Starting at the top of the entries below, write out each line up to and including the one containing "plt.rcParams['font.family'] = ['Lato', 'DejaVu". Leave the pictures out.
————————
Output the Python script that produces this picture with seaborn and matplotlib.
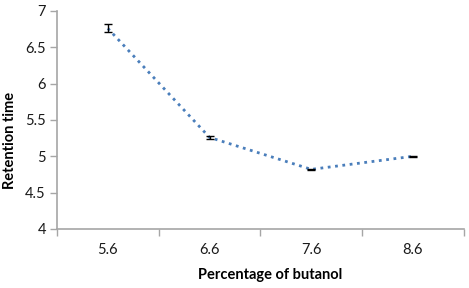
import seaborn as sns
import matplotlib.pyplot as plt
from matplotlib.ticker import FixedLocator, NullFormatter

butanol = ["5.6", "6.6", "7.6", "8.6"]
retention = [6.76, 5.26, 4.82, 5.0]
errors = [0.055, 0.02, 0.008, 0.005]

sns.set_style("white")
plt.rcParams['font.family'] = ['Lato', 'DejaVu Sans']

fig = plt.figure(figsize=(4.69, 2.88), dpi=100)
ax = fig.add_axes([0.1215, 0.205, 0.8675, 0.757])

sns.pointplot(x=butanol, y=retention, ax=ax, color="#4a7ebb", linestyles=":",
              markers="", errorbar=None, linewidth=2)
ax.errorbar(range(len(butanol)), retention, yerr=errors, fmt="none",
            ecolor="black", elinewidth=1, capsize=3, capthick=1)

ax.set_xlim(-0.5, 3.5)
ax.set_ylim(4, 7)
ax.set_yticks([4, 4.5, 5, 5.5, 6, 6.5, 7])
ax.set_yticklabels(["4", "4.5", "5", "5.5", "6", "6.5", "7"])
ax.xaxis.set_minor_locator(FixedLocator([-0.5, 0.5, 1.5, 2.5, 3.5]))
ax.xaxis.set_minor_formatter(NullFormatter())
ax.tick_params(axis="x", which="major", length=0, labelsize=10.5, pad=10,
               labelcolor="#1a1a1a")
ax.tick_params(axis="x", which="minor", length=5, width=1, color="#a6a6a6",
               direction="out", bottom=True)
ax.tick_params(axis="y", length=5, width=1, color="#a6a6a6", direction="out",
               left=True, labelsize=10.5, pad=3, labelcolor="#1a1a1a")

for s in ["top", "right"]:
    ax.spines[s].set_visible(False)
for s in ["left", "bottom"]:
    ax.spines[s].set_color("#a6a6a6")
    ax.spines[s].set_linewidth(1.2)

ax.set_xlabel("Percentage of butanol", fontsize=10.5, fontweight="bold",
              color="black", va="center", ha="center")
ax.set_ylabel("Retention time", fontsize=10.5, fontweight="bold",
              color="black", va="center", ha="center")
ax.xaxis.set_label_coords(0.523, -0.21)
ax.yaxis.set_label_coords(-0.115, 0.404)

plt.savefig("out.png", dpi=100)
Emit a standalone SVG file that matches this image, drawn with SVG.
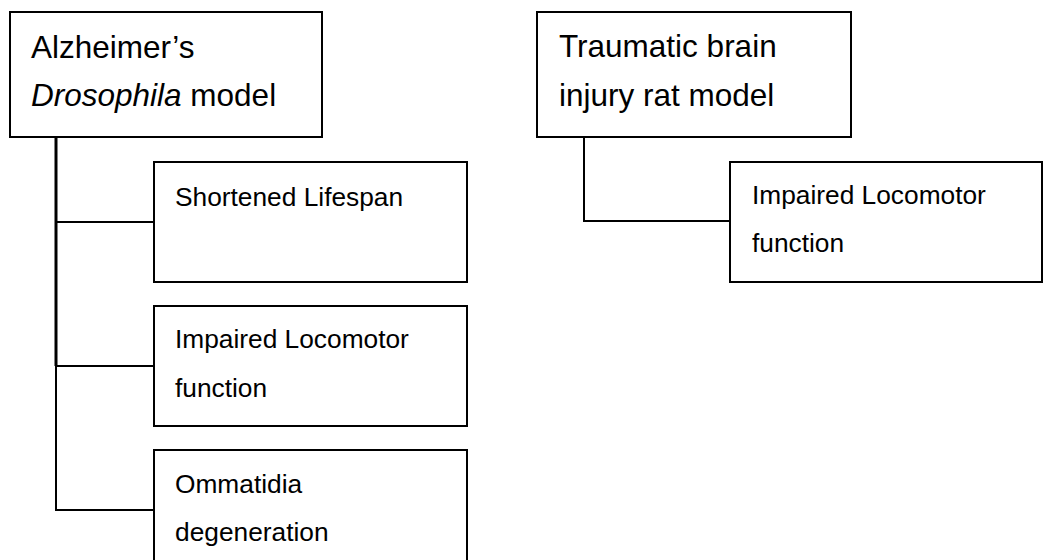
————————
Completed exercise =>
Output the Python script that produces this picture with seaborn and matplotlib.
import seaborn as sns
import matplotlib.pyplot as plt
from matplotlib.ticker import FixedLocator, NullFormatter

butanol = ["5.6", "6.6", "7.6", "8.6"]
retention = [6.76, 5.26, 4.82, 5.0]
errors = [0.055, 0.02, 0.008, 0.005]

sns.set_style("white")
plt.rcParams['font.family'] = ['Lato', 'DejaVu Sans']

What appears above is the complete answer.